Osmanli kadın şairlerinden olan Adile Sultan, 1825 yılında İstanbul’da dünyaya geldi. Babası Osmanlı Padişahı II. Mahmut, annesi; II. Mahmut’un eşlerinden Zernigar Sultan’dır. Sultan Abdülaziz’in de kızkardeşi olan Adile Sultan; küçük yaşta annesiz kalınca çocukları yaşamayan Başkadın Nevfidan Kadın’a büyütülmek üzere verilmiştir.

Nevfidan Kadın onu kendi özçocuğu gibi bakıp büyüterek, yetişmesi için gayret göstermiştir. Çok iyi bir terbiye ve tahsil gören Adile Sultan; 13 yaşlarında da babasız kaldı. Hat ve musıki ile ilgilenen babası II. Mahmut’un sanatçı kişiliği kızı Adile Sultan’ın kişiliğinde de mevcuttu.

1845 yılında Kaptan- ı Derya Mehmet Ali Paşa ile evlenmiş, düğünleri 19. y.y.ın en muhteşem düğünü olarak tarih sayfalarına geçmiştir.

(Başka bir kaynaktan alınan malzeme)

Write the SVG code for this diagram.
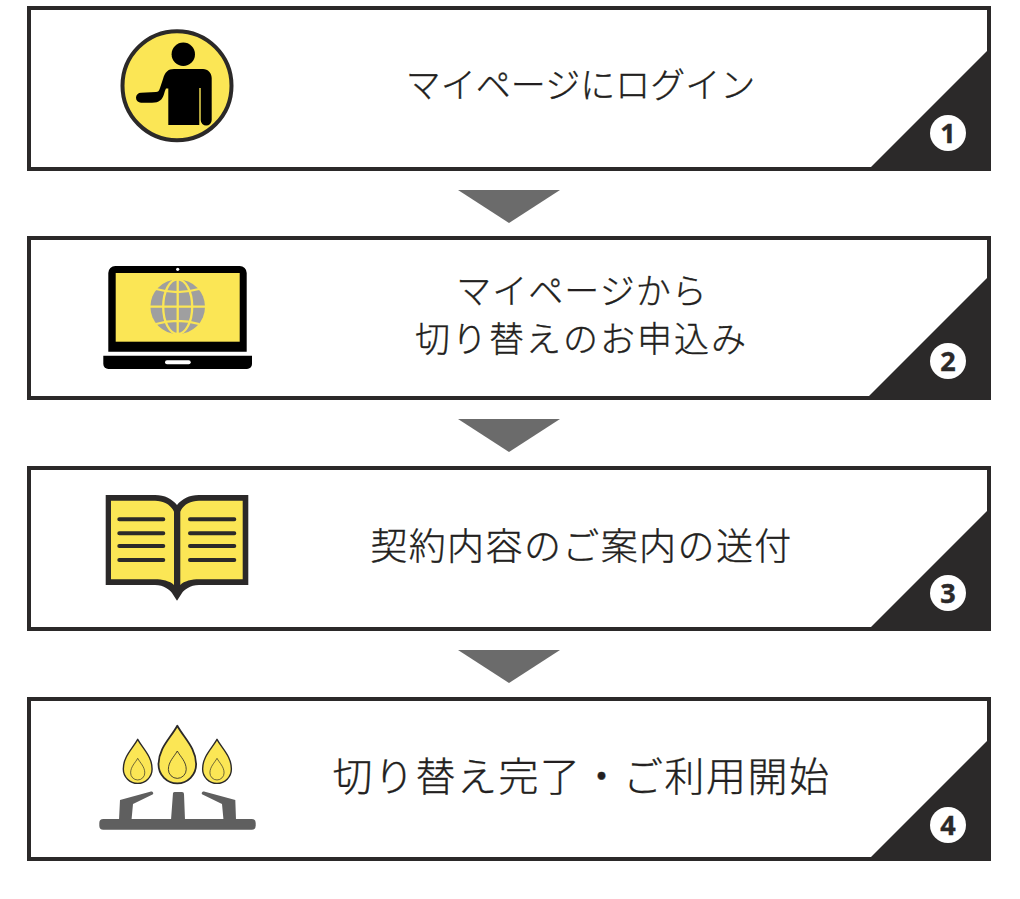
<svg xmlns="http://www.w3.org/2000/svg" xmlns:xlink="http://www.w3.org/1999/xlink" width="1020" height="899" viewBox="0 0 1020 899">
<style>
.box{fill:#fff;stroke:#2b2929;stroke-width:4}
.corner{fill:#2b2929}
.badge{fill:#fff}
.num{font-family:"Open Sans","Noto Sans",sans-serif;font-weight:700;font-size:27px;fill:#2b2929;stroke:#2b2929;stroke-width:.4;text-anchor:middle}
.lbl{font-family:"Noto Sans CJK JP",sans-serif;font-weight:300;fill:#231f20;stroke:#231f20;stroke-width:.35;text-anchor:middle}
.arrow{fill:#6b6b6b}
.y{fill:#fbe655}
.line{stroke:#2b2929;stroke-width:4;stroke-linecap:round}
.fl{stroke:#2b2929;stroke-width:1.8;vector-effect:non-scaling-stroke;stroke-linejoin:round}
</style>
<defs>
<path id="flame" d="M0 0C6.7 12.300 18.800 22.300 18.800 38.800A18.800 18.800 0 0 1-18.800 38.800C-18.800 22.300-6.700 12.300 0 0Z"/>
</defs>
<g id="connectors">
<polygon class="arrow" points="458,190 560,190 509,223"/>
<polygon class="arrow" points="458,419 560,419 509,452"/>
<polygon class="arrow" points="458,650 560,650 509,683"/>
</g>
<g id="step1">
<rect class="box" x="29" y="8" width="960" height="161"/>
<polygon class="corner" points="867,171 991,47 991,171"/>
<circle class="badge" cx="948" cy="133" r="18"/>
<text class="num" x="948" y="143">1</text>
<circle cx="177" cy="85.700" r="54.500" fill="#fbe655" stroke="#2b2929" stroke-width="4"/>
<circle cx="183.300" cy="54.300" r="11.700"/>
<path d="M168.300 125V88.500H166C164 92 164 98 160 100.500 158 102 156 102.700 152 102.700H141A5 5 0 0 1 141 92.700L156 92C158 92 159 91 160 88L163 79C165 72 168 69 174 69H203C208 69 211.700 73 211.700 78V120A5.500 5.500 0 0 1 200.700 120V88H199.300V125Z"/>
<text class="lbl" x="580.500" y="98" font-size="35">マイページにログイン</text>
</g>
<g id="step2">
<rect class="box" x="29" y="238" width="960" height="160"/>
<polygon class="corner" points="865,400 991,274 991,400"/>
<circle class="badge" cx="948" cy="361" r="18"/>
<text class="num" x="948" y="371">2</text>
<path d="M108.300 351.700V273A7 7 0 0 1 115.300 266H239.700A7 7 0 0 1 246.700 273V351.700Z"/>
<rect class="y" x="115.700" y="273" width="124" height="68.700"/>
<circle cx="177.700" cy="269.300" r="1.600" fill="#fff"/>
<path d="M103.300 355.700H252V364A5 5 0 0 1 247 369H108.300A5 5 0 0 1 103.300 364Z"/>
<rect x="165" y="360.300" width="25.700" height="4" rx="2" fill="#fff"/>
<circle cx="177.700" cy="306.700" r="27.300" fill="#9f9fa0"/>
<g fill="none" stroke="#fbe655" stroke-width="2.300">
<ellipse cx="177.700" cy="306.700" rx="14.500" ry="27.300"/>
<path d="M177.700 279V334M150 306.700H205M156 289C170 293 185 293 199 289M156 324C170 320 185 320 199 324"/>
</g>
<text class="lbl" x="582" y="304" font-size="35" letter-spacing="1">マイページから</text>
<text class="lbl" x="581.500" y="352" font-size="35" letter-spacing="2">切り替えのお申込み</text>
</g>
<g id="step3">
<rect class="box" x="29" y="468" width="960" height="161"/>
<polygon class="corner" points="867,631 991,507 991,631"/>
<circle class="badge" cx="948" cy="593" r="18"/>
<text class="num" x="948" y="603">3</text>
<path fill="#2b2929" d="M105.700 495H155C165 495 172 499 177 505 182 499 189 495 199 495H248.300V585H199C190 585 184 590 182 593L177 600.700 172 593C170 590 164 585 155 585H105.700Z"/>
<path class="y" d="M111 500.700H155C164 500.700 171 505 174 511.700V585C170 581 162 579.300 155 579.300H111Z"/>
<path class="y" d="M242.700 500.700H199C190 500.700 183 505 180.300 511.700V585C184 581 192 579.300 199 579.300H242.700Z"/>
<path class="line" d="M119.300 519.300H163.300M119.300 533.300H163.300M119.300 546H163.300M119.300 560H163.300M190 519.300H234.300M190 533.300H234.300M190 546H234.300M190 560H234.300"/>
<text class="lbl" x="581.500" y="560" font-size="37" letter-spacing="1.400">契約内容のご案内の送付</text>
</g>
<g id="step4">
<rect class="box" x="29" y="699" width="960" height="160"/>
<polygon class="corner" points="867,861 991,737 991,861"/>
<circle class="badge" cx="948" cy="825" r="18"/>
<text class="num" x="948" y="835">4</text>
<rect x="99.300" y="819" width="156.400" height="10.700" rx="4" fill="#5f5f5f"/>
<path fill="#5f5f5f" d="M173 793A2 2 0 0 1 175 792H182A2 2 0 0 1 184 794L185 820H171ZM120 800L151 791.500C153 791 154 794 152.500 794.500L133 804 131.500 820H119Z"/>
<path fill="#5f5f5f" d="M235.300 800L204 791.500C202 791 201 794 202.500 794.500L222 804 223.500 820H236Z"/>
<use xlink:href="#flame" class="y fl" transform="translate(177.300 725.700)"/>
<use xlink:href="#flame" class="y fl" transform="translate(137.700 739.300) scale(.765)"/>
<use xlink:href="#flame" class="y fl" transform="translate(217 739.300) scale(.765)"/>
<use xlink:href="#flame" class="y fl" transform="translate(177.300 751) scale(.475)"/>
<use xlink:href="#flame" class="y fl" transform="translate(137.700 758.300) scale(.376)"/>
<use xlink:href="#flame" class="y fl" transform="translate(217 758.300) scale(.376)"/>
<text class="lbl" x="581.500" y="791" font-size="40" letter-spacing="1.500">切り替え完了・ご利用開始</text>
</g>
</svg>
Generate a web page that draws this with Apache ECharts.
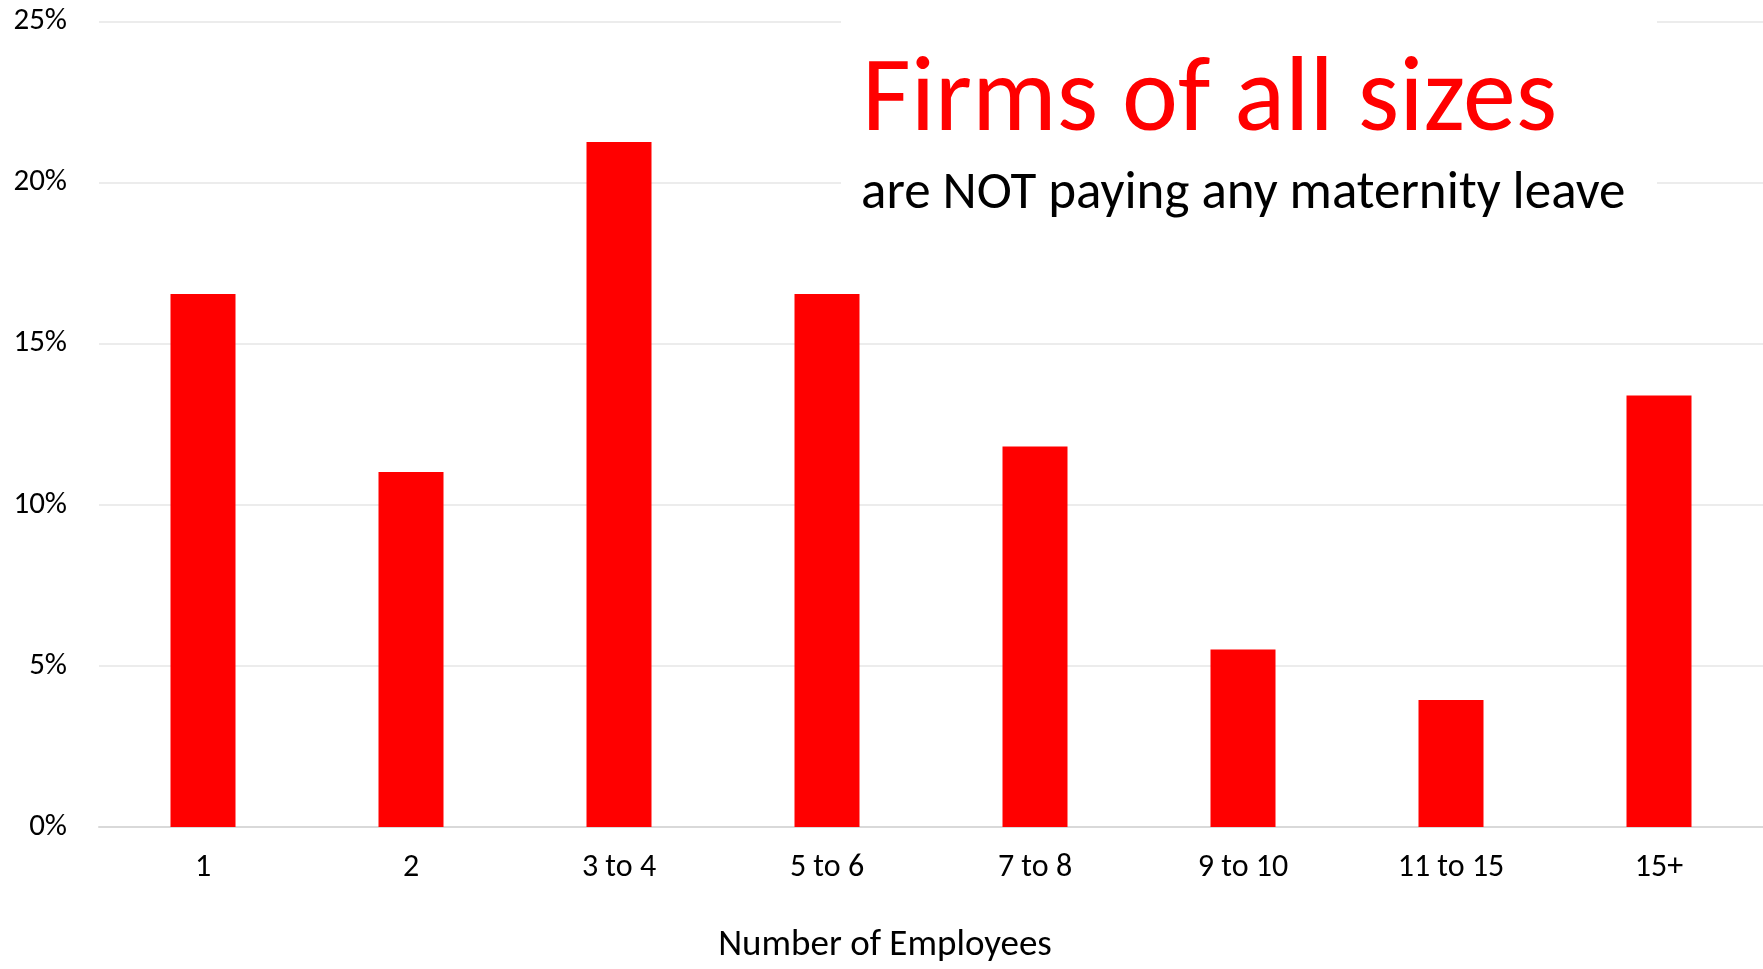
<!DOCTYPE html>
<html>
<head>
<meta charset="utf-8">
<script src="https://cdn.jsdelivr.net/npm/echarts@6/dist/echarts.min.js"></script>
<style>
  html, body { margin: 0; padding: 0; background: #fff; overflow: hidden; }
  #main { width: 100vw; height: 100vh; }
</style>
</head>
<body>
<div id="main"></div>
<script>
// data (share of firms paying no maternity leave)
var categories = ["1", "2", "3 to 4", "5 to 6", "7 to 8", "9 to 10", "11 to 15", "15+"];
var shares = [16.54, 11.02, 21.26, 16.54, 11.81, 5.51, 3.94, 13.39];
var yTicks = [0, 5, 10, 15, 20, 25];

var font = "Carlito, Lato, 'Noto Sans', sans-serif";
var chart = echarts.init(document.getElementById("main"));
// layout was measured on a 969px high picture, scale it to the real height
var k = chart.getHeight() / 969;

var option = {
  animation: false,
  backgroundColor: "#fff",
  grid: { left: 99, right: 0, top: 21.5 * k, height: 807.5 * k, containLabel: false },
  xAxis: {
    type: "category",
    data: categories,
    name: "Number of Employees",
    nameLocation: "middle",
    nameGap: 100 * k,
    // axis title sits left of the plot centre in the original
    nameTextStyle: { fontFamily: font, fontSize: 37, color: "#000", padding: [0, 92, 0, 0] },
    axisLine: { lineStyle: { color: "#d9d9d9", width: 2 } },
    axisTick: { show: false },
    axisLabel: { fontFamily: font, fontSize: 32, color: "#000", margin: 25 * k }
  },
  yAxis: {
    type: "value",
    min: yTicks[0],
    max: yTicks[yTicks.length - 1],
    interval: 5,
    axisLine: { show: false },
    axisTick: { show: false },
    axisLabel: { fontFamily: font, fontSize: 31, color: "#000", margin: 32, formatter: "{value}%" },
    splitLine: { lineStyle: { color: "#ececec", width: 2 } }
  },
  series: [{
    type: "bar",
    data: shares,
    barWidth: 65,
    itemStyle: { color: "#ff0000" }
  }],
  graphic: [
    // white box behind the headline hides the grid lines
    { type: "rect", shape: { x: 841, y: 0, width: 816, height: 235 * k }, style: { fill: "#fff" }, z: 100 },
    { type: "text", x: 862, y: 50 * k, z: 101,
      style: { text: "Firms of all sizes", fill: "#ff0000", font: "106px " + font, textVerticalAlign: "top" } },
    { type: "text", x: 861, y: 168 * k, z: 101,
      style: { text: "are NOT paying any maternity leave", fill: "#000", font: "53px " + font, textVerticalAlign: "top" } }
  ]
};

chart.setOption(option);
</script>
</body>
</html>
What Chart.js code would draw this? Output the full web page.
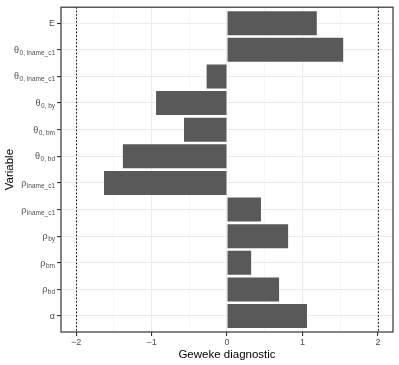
<!DOCTYPE html>
<html>
<head>
<meta charset="utf-8">
<script src="https://cdn.jsdelivr.net/npm/chart.js@4.4.1/dist/chart.umd.min.js"></script>
<style>
  html, body { margin: 0; padding: 0; background: #fff; }
  #wrap { width: 399px; height: 365px; }
</style>
</head>
<body>
<div id="wrap"><canvas id="gewekeChart"></canvas></div>
<script>
// Variablen von oben nach unten
const symbols    = ['E', 'θ', 'θ', 'θ', 'θ', 'θ', 'ρ', 'ρ', 'ρ', 'ρ', 'ρ', 'α'];
const subscripts = ['', '0, lname_c1', '0, lname_c1', '0, by', '0, bm', '0, bd', 'lname_c1', 'lname_c1', 'by', 'bm', 'bd', ''];
const gewekeValues = [1.19, 1.54, -0.27, -0.94, -0.57, -1.38, -1.63, 0.45, 0.81, 0.32, 0.69, 1.06];
const xTicks = [-2, -1.5, -1, -0.5, 0, 0.5, 1, 1.5, 2];
const refLines = [-2, 2];

const FONT = '"Liberation Sans", Arial, sans-serif';

/* y-Achsenbeschriftung mit Tiefstellung + Rahmen + Referenzlinien */
const decorPlugin = {
    id: 'decor',
    afterDatasetsDraw(chart) {
        const { ctx, chartArea: a, scales } = chart;
        ctx.save();
        // gepunktete Linien bei ±2
        ctx.strokeStyle = '#000';
        ctx.lineWidth = 1;
        ctx.setLineDash([1.5, 2]);
        refLines.forEach((v) => {
            const x = Math.round(scales.x.getPixelForValue(v)) + 0.5;
            ctx.beginPath();
            ctx.moveTo(x, a.top);
            ctx.lineTo(x, a.bottom);
            ctx.stroke();
        });
        ctx.setLineDash([]);
        // Panel-Rahmen
        ctx.strokeStyle = '#333333';
        ctx.lineWidth = 1.2;
        ctx.strokeRect(a.left, a.top, a.right - a.left, a.bottom - a.top);
        ctx.restore();
    },
    afterDraw(chart) {
        const { ctx, chartArea: a, scales } = chart;
        ctx.save();
        ctx.fillStyle = '#4D4D4D';
        ctx.textBaseline = 'alphabetic';
        ctx.textAlign = 'left';
        symbols.forEach((sym, i) => {
            const y = scales.y.getPixelForValue(i + 1);
            const right = a.left - 6;
            ctx.font = `9px ${FONT}`;
            const wMain = ctx.measureText(sym).width;
            ctx.font = `6.5px ${FONT}`;
            const wSub = subscripts[i] ? ctx.measureText(subscripts[i]).width + 0.5 : 0;
            const start = right - wMain - wSub;
            ctx.font = `9px ${FONT}`;
            ctx.fillText(sym, start, y + 3);
            if (subscripts[i]) {
                ctx.font = `6.5px ${FONT}`;
                ctx.fillText(subscripts[i], start + wMain + 0.5, y + 5);
            }
        });
        ctx.restore();
    }
};

const barData = gewekeValues.map((v, i) => ({ x: v, y: i + 1 }));

new Chart(document.getElementById('gewekeChart').getContext('2d'), {
    type: 'bar',
    data: {
        datasets: [{
            data: barData,
            backgroundColor: '#595959',
            borderWidth: 0,
            barPercentage: 0.9,
            categoryPercentage: 1
        }]
    },
    options: {
        indexAxis: 'y',
        responsive: true,
        maintainAspectRatio: false,
        animation: false,
        layout: { padding: { top: 4, right: 6, left: 0, bottom: 0 } },
        plugins: { legend: { display: false }, tooltip: { enabled: false } },
        scales: {
            x: {
                type: 'linear',
                min: -2.2,
                max: 2.2,
                afterBuildTicks: (s) => { s.ticks = xTicks.map((v) => ({ value: v })); },
                afterFit: (s) => { s.height = 33; },
                border: { display: false },
                grid: {
                    color: (c) => Number.isInteger(c.tick.value) ? '#EBEBEB' : '#F2F2F2',
                    lineWidth: (c) => Number.isInteger(c.tick.value) ? 1.1 : 0.6,
                    tickColor: (c) => Number.isInteger(c.tick.value) ? '#333333' : 'rgba(0,0,0,0)',
                    tickLength: 4
                },
                ticks: {
                    autoSkip: false,
                    maxRotation: 0,
                    padding: 1,
                    color: '#4D4D4D',
                    font: { family: FONT, size: 9 },
                    callback: (v) => Number.isInteger(v) ? String(v).replace('-', '−') : ''
                },
                title: {
                    display: true,
                    text: 'Geweke diagnostic',
                    color: '#000',
                    font: { family: FONT, size: 11.5 },
                    padding: { top: 0, bottom: 3 }
                }
            },
            y: {
                type: 'linear',
                reverse: true,
                offset: false,
                min: 0.4,
                max: 12.6,
                afterBuildTicks: (s) => { s.ticks = symbols.map((_, i) => ({ value: i + 1 })); },
                afterFit: (s) => { s.width = 61; },
                border: { display: false },
                grid: {
                    offset: false,
                    color: '#EBEBEB',
                    lineWidth: 1.1,
                    tickColor: '#333333',
                    tickLength: 4
                },
                ticks: { callback: () => '', padding: 0 },
                title: {
                    display: true,
                    text: 'Variable',
                    color: '#000',
                    font: { family: FONT, size: 11.5 },
                    padding: { top: 3, bottom: 0 }
                }
            }
        }
    },
    plugins: [decorPlugin]
});
</script>
</body>
</html>
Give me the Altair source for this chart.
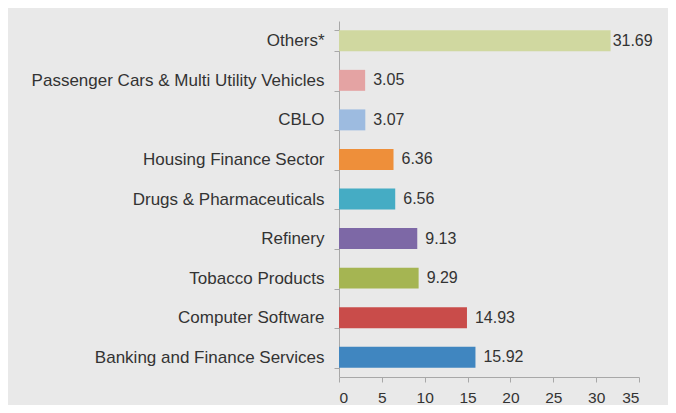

Eşi Mehmet Ali Paşa daha sonradan Sadrazam olmuş, evlilikleri 24 yıl sürmüş fakat acılar peşpeşe gelince rikkat sahibi yüreği Sultan’ı zaten özünde varolan şiire iyice yöneltmiştir.

Adile Sultan üç çocuğunu arka arkaya kaybetmenin yanısıra babası II. Mamud’u, kardeşi Abdülaziz ve kocası Mehmet Ali Paşa’yı da birbiri ardına ebedi aleme yolcu etmiştir. Tüberküloz hastalığına yakalan kızı Hayriye Sultan’ın hastalığı Validebağ Sanatoryumunun yaptırılmasına vesile olmuştur.

Kısa bir süre sonra kızı Hayriye Sultan’ı da kaybeden Adile Sultan kendisini insanlığa hizmete, hayır işlerine ve ibadete vermiştir. Yaşadığı sürece beş padişah görme şansına erişen Adile Sultan’ın en önemli özelliklerinden biri Osmanlı Hanedanından Divan tertip etmiş olan tek kadın şair olmasıdır.

Kadının sosyal ortam içine çıkmasına da öncülük etmiş olan şair; özellikle Fuzuli ve Şeyh Galip’e nazireler veYunus Emre tarzında hece vezni ile şiirler yazmıştır. Kocasının ölümü üzerine şu şiiri yazan Sultan; onun ölümünden sonra bir daha evlenmemiştir.

‘’Devletü dine sadâkatle ederdi hizmet Emr-i peygamberi icrâya kılardı gayret Bir özü doğru, sözü doğru muhubb-i devlet Öyle bir yâr için Âdile ağlar elbet Bir Mehemmed Ali Paşa idi ol dünyada Vechini göstere Allah âna ukbâda.’’

Kardeşi Sultan Abdülaziz Han’ın şehit edildiğini şiirlerinde dile getiren şairin mısraları; O’nun intihar etmeyip, şehid edilmiş olduğu gerçeğine ışık tutmaktadır.

‘’Nasıl yanmam ki ben oldu olanlar Şah-ı devrana, Bilinmez oldu hali, kıydılar ol zıll-ı Yezdana. Cihan matem tutup kan ağlasın Abdülaziz Hana, Meded Allah mübarek cismi boyandı kızıl kana. Nasıl hemşiresi bu Adile yanmaz o Hakana, Ki kıydı bunca zalimler karındaş-ı cihanbana Rıza virmezdi adl ü şefkati zulm-i müşirana Bütün nar-ı firakı saldı kalb-i ehl-i imana.’’

1989 yılının Ocak ayında vefat edince Eyyüp’teki türbeye kocası Mehmet Ali Paşa’nın yanına defnedilmiştir.